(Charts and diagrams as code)
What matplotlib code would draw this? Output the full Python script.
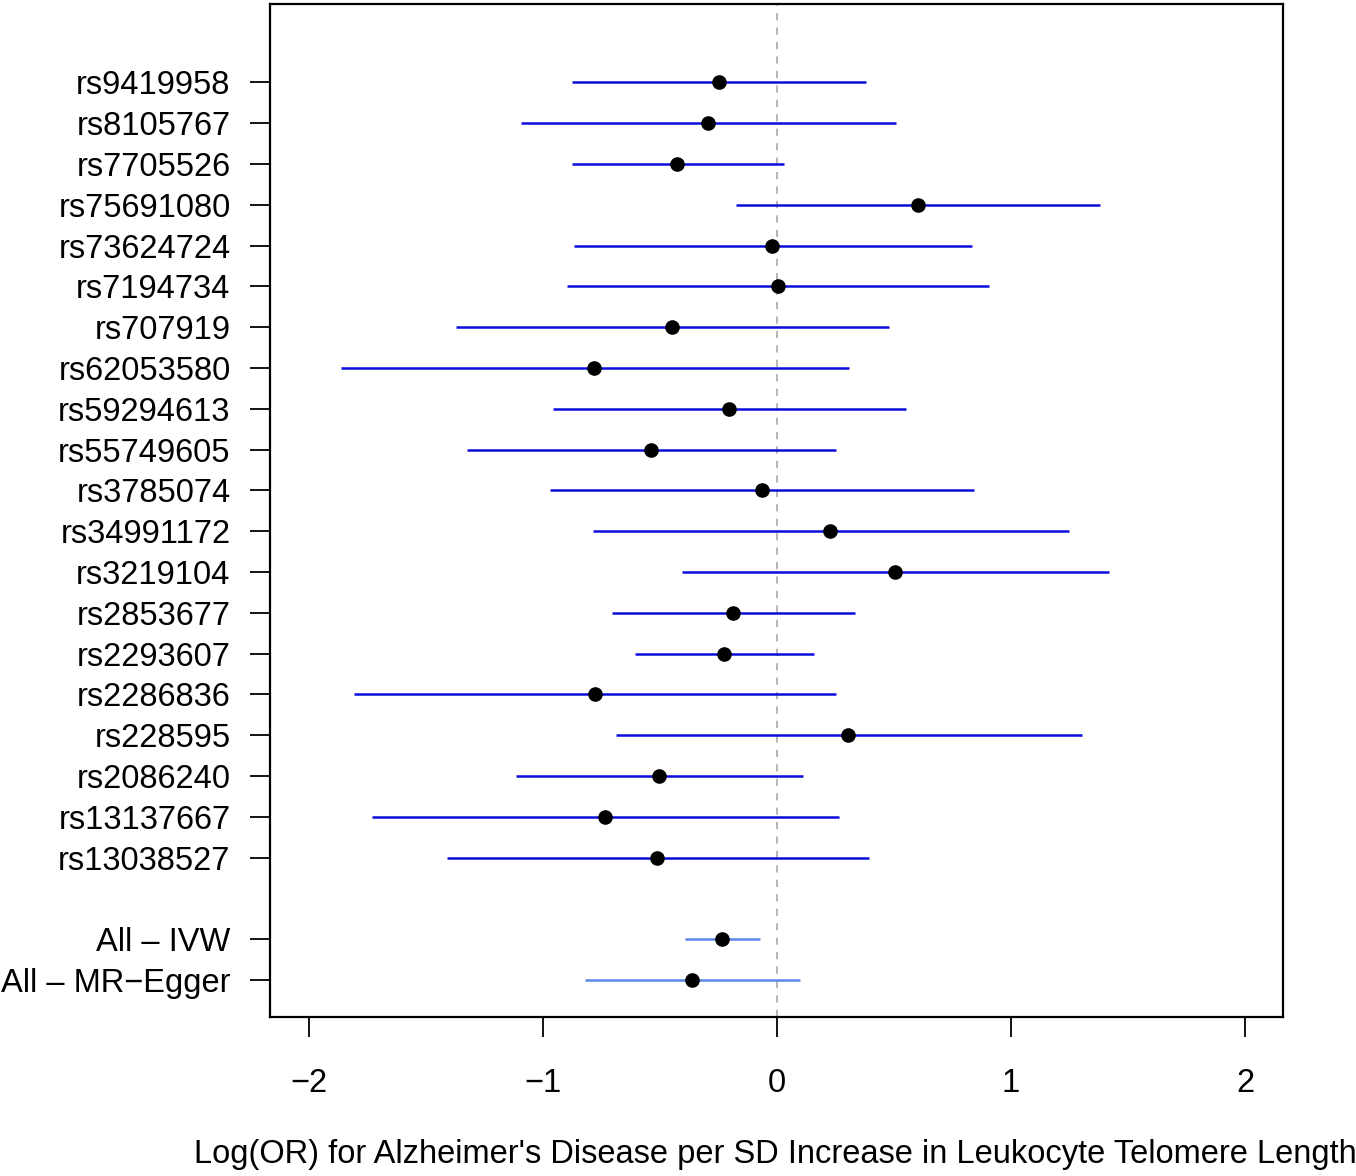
import matplotlib
matplotlib.use("Agg")
from matplotlib import pyplot as plt

plt.rcParams.update({
    "font.family": ["Liberation Sans", "DejaVu Sans"],
    "axes.unicode_minus": True,
})

# SNP estimates, listed top to bottom
snps = ["rs9419958", "rs8105767", "rs7705526", "rs75691080", "rs73624724",
        "rs7194734", "rs707919", "rs62053580", "rs59294613", "rs55749605",
        "rs3785074", "rs34991172", "rs3219104", "rs2853677", "rs2293607",
        "rs2286836", "rs228595", "rs2086240", "rs13137667", "rs13038527"]
snp_est = [-0.248, -0.295, -0.427, 0.603, -0.021, 0.004, -0.449, -0.782, -0.205, -0.538,
           -0.064, 0.226, 0.504, -0.188, -0.226, -0.778, 0.303, -0.504, -0.735, -0.513]
snp_lo = [-0.876, -1.094, -0.876, -0.175, -0.868, -0.897, -1.372, -1.863, -0.957, -1.325,
          -0.970, -0.786, -0.406, -0.705, -0.607, -1.808, -0.688, -1.115, -1.731, -1.410]
snp_hi = [0.380, 0.509, 0.030, 1.380, 0.833, 0.906, 0.479, 0.308, 0.551, 0.252,
          0.842, 1.248, 1.419, 0.333, 0.158, 0.252, 1.303, 0.111, 0.265, 0.393]

# summary estimates, top to bottom
summ = ["All \u2013 IVW", "All \u2013 MR\u2212Egger"]
summ_est = [-0.235, -0.363]
summ_lo = [-0.393, -0.821]
summ_hi = [-0.073, 0.098]

xticks = [-2, -1, 0, 1, 2]
xlabel = "Log(OR) for Alzheimer's Disease per SD Increase in Leukocyte Telomere Length"

FS = 23.5
SNP_COL = "#0c0cdc"
SUM_COL = "#5a86e8"


def main():
    fig = plt.figure(figsize=(13.56, 11.76), dpi=100)
    ax = fig.add_axes([270 / 1356, 1 - 1017 / 1176, (1283 - 270) / 1356, (1017 - 4) / 1176])

    n = len(snps)
    # positions: MR-Egger = 1, IVW = 2, blank = 3, SNPs 4..23
    snp_y = [n + 3 - i for i in range(n)]
    summ_y = [2, 1]

    ax.axvline(0, color="#b0b0b0", linestyle=(0, (4, 4)), linewidth=1.3, zorder=1)

    ax.hlines(snp_y, snp_lo, snp_hi, color=SNP_COL, linewidth=1.8, zorder=2)
    ax.hlines(summ_y, summ_lo, summ_hi, color=SUM_COL, linewidth=1.8, zorder=2)
    ax.plot(snp_est, snp_y, "o", color="black", markersize=9.5, zorder=3)
    ax.plot(summ_est, summ_y, "o", color="black", markersize=9.5, zorder=3)

    ax.set_xlim(-2.167, 2.162)
    ax.set_ylim(0.093, 24.92)

    ax.set_yticks(snp_y + summ_y)
    ax.set_yticklabels(snps + summ, fontsize=FS)
    ax.set_xticks(xticks)
    ax.set_xticklabels([str(t).replace("-", "\u2212") for t in xticks], fontsize=FS)
    ax.tick_params(axis="both", direction="out", length=14.4, width=1.3, color="black")
    ax.tick_params(axis="y", pad=14)
    ax.tick_params(axis="x", pad=22)

    for s in ax.spines.values():
        s.set_linewidth(1.6)

    fig.text(775 / 1356, 1 - 1154 / 1176, xlabel, fontsize=FS, ha="center", va="center")

    fig.savefig("out.png", dpi=100)


main()
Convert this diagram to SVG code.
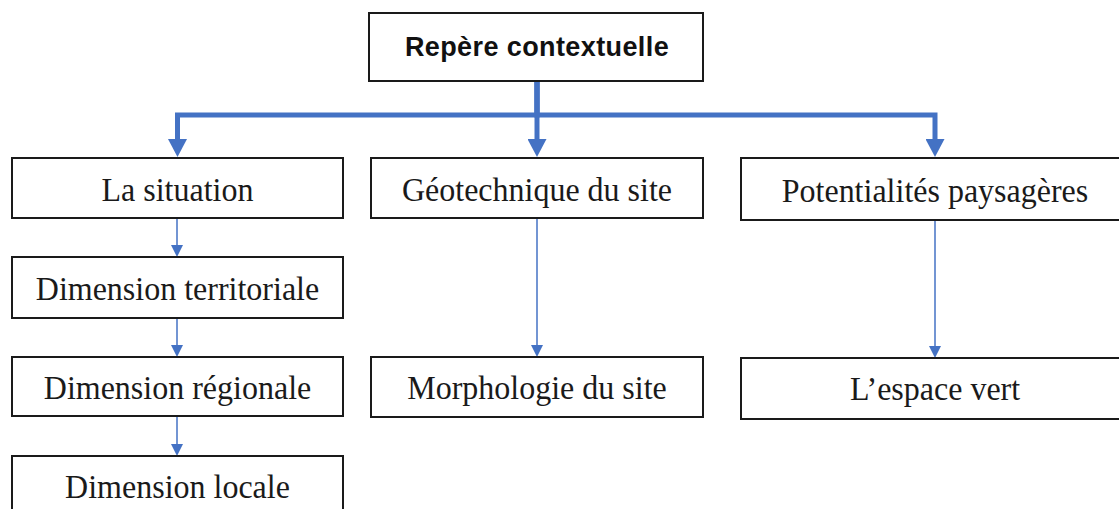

AIM OF THE EXERCISE -
Reproduce the material above in full and without alteration, but skip all pictures.

FINAL ANSWER -
What matplotlib code would draw this? Output the full Python script.
import matplotlib
matplotlib.use("Agg")
from matplotlib import pyplot as plt

plt.rcParams.update({
    "font.family": ["Liberation Sans", "DejaVu Sans"],
    "axes.unicode_minus": True,
})

# SNP estimates, listed top to bottom
snps = ["rs9419958", "rs8105767", "rs7705526", "rs75691080", "rs73624724",
        "rs7194734", "rs707919", "rs62053580", "rs59294613", "rs55749605",
        "rs3785074", "rs34991172", "rs3219104", "rs2853677", "rs2293607",
        "rs2286836", "rs228595", "rs2086240", "rs13137667", "rs13038527"]
snp_est = [-0.248, -0.295, -0.427, 0.603, -0.021, 0.004, -0.449, -0.782, -0.205, -0.538,
           -0.064, 0.226, 0.504, -0.188, -0.226, -0.778, 0.303, -0.504, -0.735, -0.513]
snp_lo = [-0.876, -1.094, -0.876, -0.175, -0.868, -0.897, -1.372, -1.863, -0.957, -1.325,
          -0.970, -0.786, -0.406, -0.705, -0.607, -1.808, -0.688, -1.115, -1.731, -1.410]
snp_hi = [0.380, 0.509, 0.030, 1.380, 0.833, 0.906, 0.479, 0.308, 0.551, 0.252,
          0.842, 1.248, 1.419, 0.333, 0.158, 0.252, 1.303, 0.111, 0.265, 0.393]

# summary estimates, top to bottom
summ = ["All \u2013 IVW", "All \u2013 MR\u2212Egger"]
summ_est = [-0.235, -0.363]
summ_lo = [-0.393, -0.821]
summ_hi = [-0.073, 0.098]

xticks = [-2, -1, 0, 1, 2]
xlabel = "Log(OR) for Alzheimer's Disease per SD Increase in Leukocyte Telomere Length"

FS = 23.5
SNP_COL = "#0c0cdc"
SUM_COL = "#5a86e8"


def main():
    fig = plt.figure(figsize=(13.56, 11.76), dpi=100)
    ax = fig.add_axes([270 / 1356, 1 - 1017 / 1176, (1283 - 270) / 1356, (1017 - 4) / 1176])

    n = len(snps)
    # positions: MR-Egger = 1, IVW = 2, blank = 3, SNPs 4..23
    snp_y = [n + 3 - i for i in range(n)]
    summ_y = [2, 1]

    ax.axvline(0, color="#b0b0b0", linestyle=(0, (4, 4)), linewidth=1.3, zorder=1)

    ax.hlines(snp_y, snp_lo, snp_hi, color=SNP_COL, linewidth=1.8, zorder=2)
    ax.hlines(summ_y, summ_lo, summ_hi, color=SUM_COL, linewidth=1.8, zorder=2)
    ax.plot(snp_est, snp_y, "o", color="black", markersize=9.5, zorder=3)
    ax.plot(summ_est, summ_y, "o", color="black", markersize=9.5, zorder=3)

    ax.set_xlim(-2.167, 2.162)
    ax.set_ylim(0.093, 24.92)

    ax.set_yticks(snp_y + summ_y)
    ax.set_yticklabels(snps + summ, fontsize=FS)
    ax.set_xticks(xticks)
    ax.set_xticklabels([str(t).replace("-", "\u2212") for t in xticks], fontsize=FS)
    ax.tick_params(axis="both", direction="out", length=14.4, width=1.3, color="black")
    ax.tick_params(axis="y", pad=14)
    ax.tick_params(axis="x", pad=22)

    for s in ax.spines.values():
        s.set_linewidth(1.6)

    fig.text(775 / 1356, 1 - 1154 / 1176, xlabel, fontsize=FS, ha="center", va="center")

    fig.savefig("out.png", dpi=100)


main()
Convert this diagram to SVG code.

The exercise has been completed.